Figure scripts
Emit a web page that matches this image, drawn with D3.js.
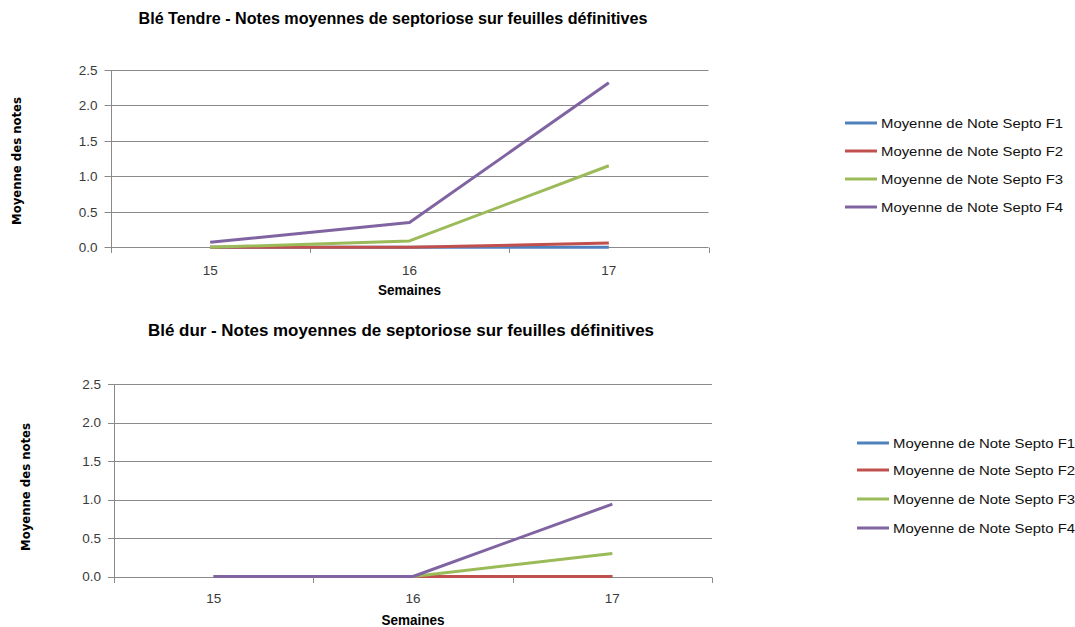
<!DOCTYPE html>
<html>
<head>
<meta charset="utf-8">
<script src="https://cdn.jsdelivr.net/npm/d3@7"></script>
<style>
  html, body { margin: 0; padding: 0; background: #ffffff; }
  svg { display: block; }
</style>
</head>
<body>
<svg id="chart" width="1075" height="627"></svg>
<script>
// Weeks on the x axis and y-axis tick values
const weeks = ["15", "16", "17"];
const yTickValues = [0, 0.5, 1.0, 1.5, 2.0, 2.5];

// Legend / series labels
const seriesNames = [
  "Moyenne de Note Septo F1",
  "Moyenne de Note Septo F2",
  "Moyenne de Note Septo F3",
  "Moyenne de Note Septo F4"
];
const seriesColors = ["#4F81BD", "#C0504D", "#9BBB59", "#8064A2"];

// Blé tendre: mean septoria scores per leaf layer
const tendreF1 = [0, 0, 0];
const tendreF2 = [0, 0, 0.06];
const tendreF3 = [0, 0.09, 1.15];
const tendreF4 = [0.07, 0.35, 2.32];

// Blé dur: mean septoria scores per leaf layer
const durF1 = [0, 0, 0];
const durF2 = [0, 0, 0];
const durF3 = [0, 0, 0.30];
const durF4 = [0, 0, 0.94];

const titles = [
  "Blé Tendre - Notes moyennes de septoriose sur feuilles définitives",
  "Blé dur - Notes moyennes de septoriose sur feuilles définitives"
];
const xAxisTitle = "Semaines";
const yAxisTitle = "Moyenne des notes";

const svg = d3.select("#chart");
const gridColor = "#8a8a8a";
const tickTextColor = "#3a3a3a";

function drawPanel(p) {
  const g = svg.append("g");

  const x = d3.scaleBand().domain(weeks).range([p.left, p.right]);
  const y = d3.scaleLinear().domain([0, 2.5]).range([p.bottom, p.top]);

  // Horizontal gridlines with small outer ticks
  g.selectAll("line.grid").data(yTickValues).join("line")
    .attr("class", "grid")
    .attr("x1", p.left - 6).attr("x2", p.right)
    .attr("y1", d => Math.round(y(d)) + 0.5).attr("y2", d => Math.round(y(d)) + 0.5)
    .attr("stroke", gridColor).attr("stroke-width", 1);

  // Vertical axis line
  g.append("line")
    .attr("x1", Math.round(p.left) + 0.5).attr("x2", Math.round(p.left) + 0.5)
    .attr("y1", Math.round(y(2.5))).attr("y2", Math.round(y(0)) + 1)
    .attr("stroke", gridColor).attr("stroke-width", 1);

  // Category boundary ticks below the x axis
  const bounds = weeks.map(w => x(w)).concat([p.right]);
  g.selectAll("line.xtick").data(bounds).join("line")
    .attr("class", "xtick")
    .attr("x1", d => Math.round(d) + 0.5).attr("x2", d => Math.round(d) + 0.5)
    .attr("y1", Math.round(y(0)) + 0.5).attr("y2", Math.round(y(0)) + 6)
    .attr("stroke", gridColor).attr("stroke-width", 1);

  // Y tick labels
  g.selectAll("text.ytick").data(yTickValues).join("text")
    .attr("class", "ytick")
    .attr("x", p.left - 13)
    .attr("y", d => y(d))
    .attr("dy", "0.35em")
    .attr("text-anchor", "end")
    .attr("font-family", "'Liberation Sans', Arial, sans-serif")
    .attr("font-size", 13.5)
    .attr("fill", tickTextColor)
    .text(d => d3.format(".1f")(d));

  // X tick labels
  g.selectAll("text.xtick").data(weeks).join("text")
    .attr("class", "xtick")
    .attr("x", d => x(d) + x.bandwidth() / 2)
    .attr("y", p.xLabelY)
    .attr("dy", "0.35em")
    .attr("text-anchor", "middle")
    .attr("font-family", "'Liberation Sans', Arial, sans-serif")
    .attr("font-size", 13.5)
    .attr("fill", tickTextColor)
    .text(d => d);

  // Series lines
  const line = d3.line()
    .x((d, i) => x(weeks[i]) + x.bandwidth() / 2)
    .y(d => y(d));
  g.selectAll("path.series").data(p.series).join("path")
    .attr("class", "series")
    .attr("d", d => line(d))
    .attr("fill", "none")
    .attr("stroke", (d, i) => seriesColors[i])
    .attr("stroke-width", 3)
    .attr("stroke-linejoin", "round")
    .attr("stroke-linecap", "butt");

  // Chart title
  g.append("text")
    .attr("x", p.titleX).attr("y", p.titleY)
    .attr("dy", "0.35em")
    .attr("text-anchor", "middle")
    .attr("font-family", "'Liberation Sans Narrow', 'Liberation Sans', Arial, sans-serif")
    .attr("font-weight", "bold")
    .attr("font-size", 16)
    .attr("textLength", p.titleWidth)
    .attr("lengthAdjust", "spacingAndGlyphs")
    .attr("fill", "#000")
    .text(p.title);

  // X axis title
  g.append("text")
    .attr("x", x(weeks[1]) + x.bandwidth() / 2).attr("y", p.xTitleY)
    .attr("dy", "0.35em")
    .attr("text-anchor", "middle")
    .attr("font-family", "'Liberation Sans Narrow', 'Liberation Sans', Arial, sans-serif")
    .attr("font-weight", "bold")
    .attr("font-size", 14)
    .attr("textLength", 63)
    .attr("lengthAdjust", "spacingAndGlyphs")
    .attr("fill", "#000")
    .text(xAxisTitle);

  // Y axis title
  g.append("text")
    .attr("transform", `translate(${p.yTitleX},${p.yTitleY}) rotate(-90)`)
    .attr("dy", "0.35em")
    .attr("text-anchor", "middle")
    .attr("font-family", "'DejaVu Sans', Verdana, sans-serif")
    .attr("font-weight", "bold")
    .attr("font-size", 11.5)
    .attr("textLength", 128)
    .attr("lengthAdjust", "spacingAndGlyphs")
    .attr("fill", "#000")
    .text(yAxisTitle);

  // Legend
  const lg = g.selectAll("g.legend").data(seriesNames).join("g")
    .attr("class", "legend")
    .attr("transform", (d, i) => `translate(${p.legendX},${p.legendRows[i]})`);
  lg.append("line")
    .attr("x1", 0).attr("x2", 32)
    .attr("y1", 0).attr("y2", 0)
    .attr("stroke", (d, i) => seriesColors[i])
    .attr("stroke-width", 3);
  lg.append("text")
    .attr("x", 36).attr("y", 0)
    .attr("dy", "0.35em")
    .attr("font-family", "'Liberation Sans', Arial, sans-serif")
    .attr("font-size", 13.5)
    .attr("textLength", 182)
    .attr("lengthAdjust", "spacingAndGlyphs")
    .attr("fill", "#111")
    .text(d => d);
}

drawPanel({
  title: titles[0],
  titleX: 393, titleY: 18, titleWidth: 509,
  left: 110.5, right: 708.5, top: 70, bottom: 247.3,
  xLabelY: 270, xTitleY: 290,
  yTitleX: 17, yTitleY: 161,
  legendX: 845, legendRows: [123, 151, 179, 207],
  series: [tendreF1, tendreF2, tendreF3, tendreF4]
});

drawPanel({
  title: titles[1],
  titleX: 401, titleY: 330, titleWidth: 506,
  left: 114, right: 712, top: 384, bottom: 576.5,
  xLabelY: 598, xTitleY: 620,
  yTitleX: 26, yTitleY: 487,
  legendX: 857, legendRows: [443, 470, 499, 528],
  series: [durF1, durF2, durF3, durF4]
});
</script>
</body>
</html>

---

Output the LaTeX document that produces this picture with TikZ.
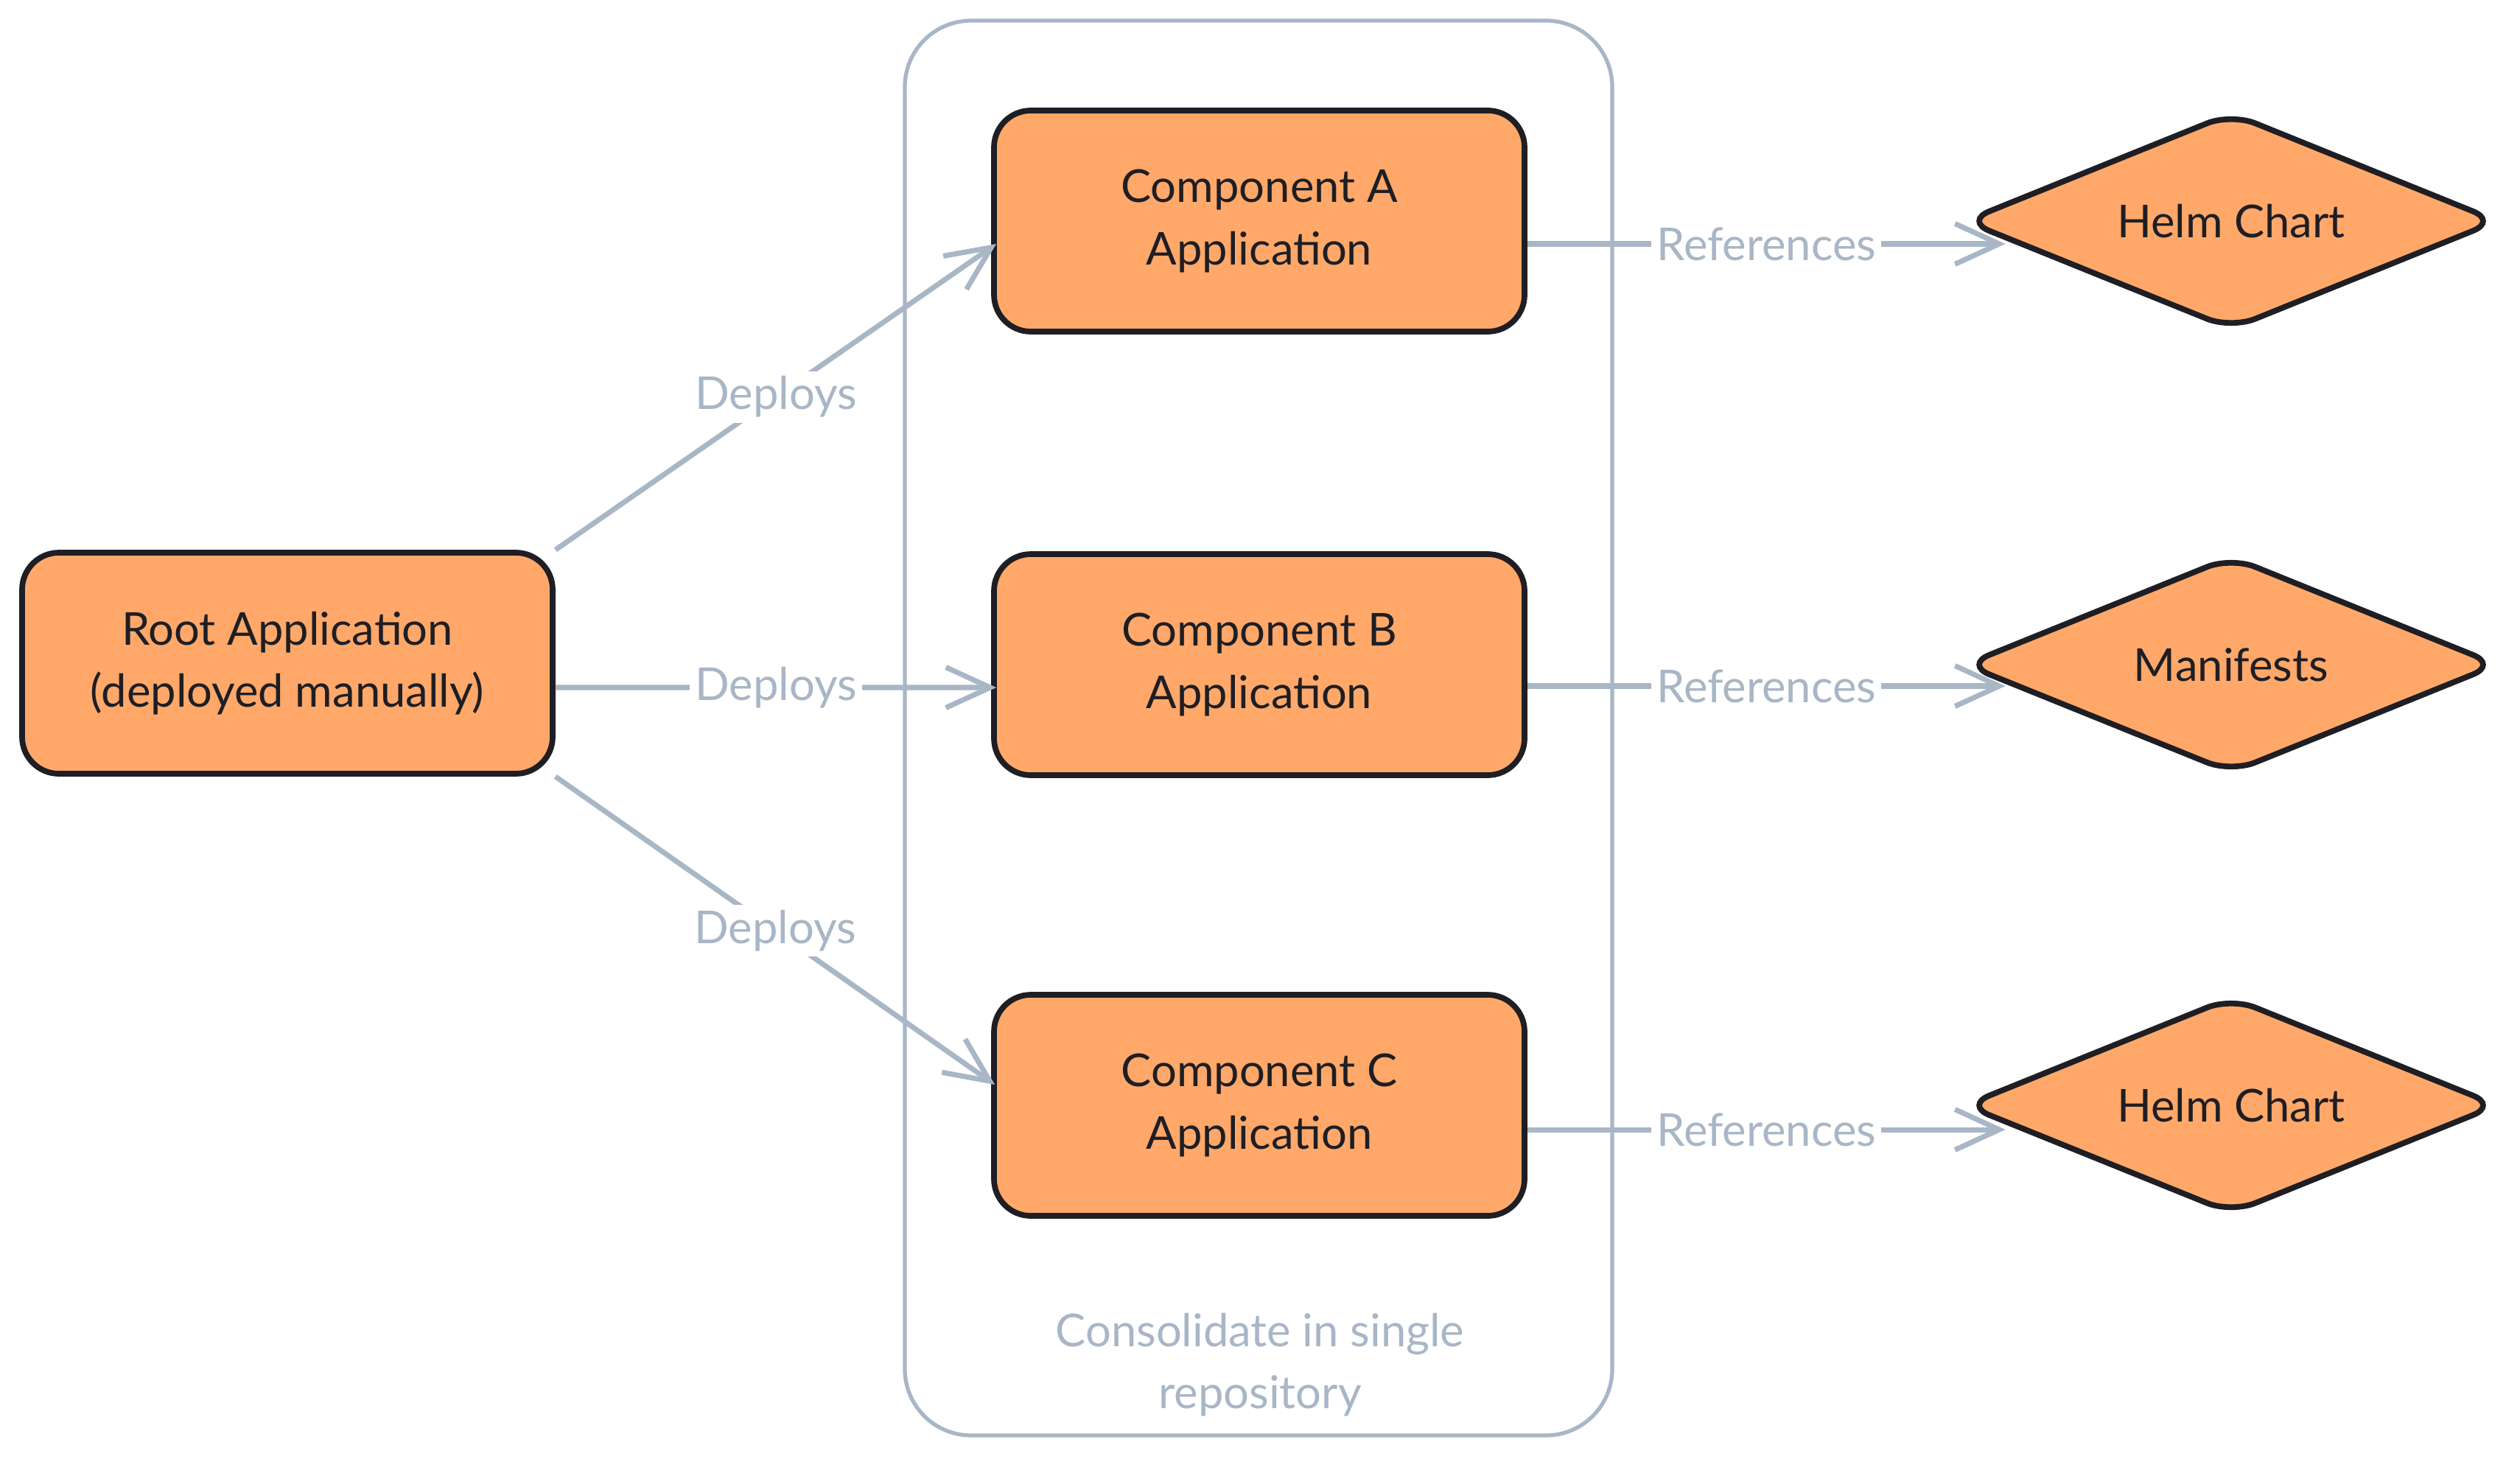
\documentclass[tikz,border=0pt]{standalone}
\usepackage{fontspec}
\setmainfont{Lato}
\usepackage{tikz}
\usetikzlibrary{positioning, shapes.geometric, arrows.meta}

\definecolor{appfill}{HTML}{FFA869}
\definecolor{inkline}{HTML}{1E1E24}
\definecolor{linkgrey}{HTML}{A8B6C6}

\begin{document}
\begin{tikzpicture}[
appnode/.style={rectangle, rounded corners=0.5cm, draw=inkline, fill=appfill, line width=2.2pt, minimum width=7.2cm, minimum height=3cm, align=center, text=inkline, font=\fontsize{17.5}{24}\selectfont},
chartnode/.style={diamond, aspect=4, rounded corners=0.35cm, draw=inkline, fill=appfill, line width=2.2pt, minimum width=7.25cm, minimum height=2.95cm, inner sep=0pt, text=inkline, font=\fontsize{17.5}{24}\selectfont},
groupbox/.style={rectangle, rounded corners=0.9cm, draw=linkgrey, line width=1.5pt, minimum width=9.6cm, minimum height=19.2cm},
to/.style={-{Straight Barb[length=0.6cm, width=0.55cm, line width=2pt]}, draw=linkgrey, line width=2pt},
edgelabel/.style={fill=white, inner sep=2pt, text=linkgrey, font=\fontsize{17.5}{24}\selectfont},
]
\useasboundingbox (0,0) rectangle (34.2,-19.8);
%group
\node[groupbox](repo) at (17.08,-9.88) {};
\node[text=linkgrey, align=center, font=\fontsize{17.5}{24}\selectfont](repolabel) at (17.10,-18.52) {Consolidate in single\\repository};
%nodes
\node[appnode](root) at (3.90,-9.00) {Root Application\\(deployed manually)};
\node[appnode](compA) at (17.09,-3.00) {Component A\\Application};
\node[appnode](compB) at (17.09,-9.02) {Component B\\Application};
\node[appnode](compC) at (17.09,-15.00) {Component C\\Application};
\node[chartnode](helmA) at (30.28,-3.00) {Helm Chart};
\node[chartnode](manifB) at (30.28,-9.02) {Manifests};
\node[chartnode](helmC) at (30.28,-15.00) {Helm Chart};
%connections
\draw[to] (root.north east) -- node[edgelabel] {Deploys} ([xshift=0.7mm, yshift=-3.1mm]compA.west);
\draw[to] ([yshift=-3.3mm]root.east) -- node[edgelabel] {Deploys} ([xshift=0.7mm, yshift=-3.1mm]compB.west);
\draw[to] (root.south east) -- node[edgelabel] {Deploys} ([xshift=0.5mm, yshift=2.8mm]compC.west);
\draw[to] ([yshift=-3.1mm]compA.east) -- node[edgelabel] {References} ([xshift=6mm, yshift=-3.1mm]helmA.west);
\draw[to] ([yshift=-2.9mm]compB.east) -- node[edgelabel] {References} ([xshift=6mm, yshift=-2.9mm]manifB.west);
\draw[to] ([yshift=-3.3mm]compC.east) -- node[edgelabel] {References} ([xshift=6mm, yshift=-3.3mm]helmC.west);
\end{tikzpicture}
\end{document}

#### GIVEN EXERCISE
Whichever lines contain the string "that", select and copy them.

#### RIGHT ANSWER
Emit a web page that matches this image, drawn with D3.js.
Output the LaTeX document that produces this picture with TikZ.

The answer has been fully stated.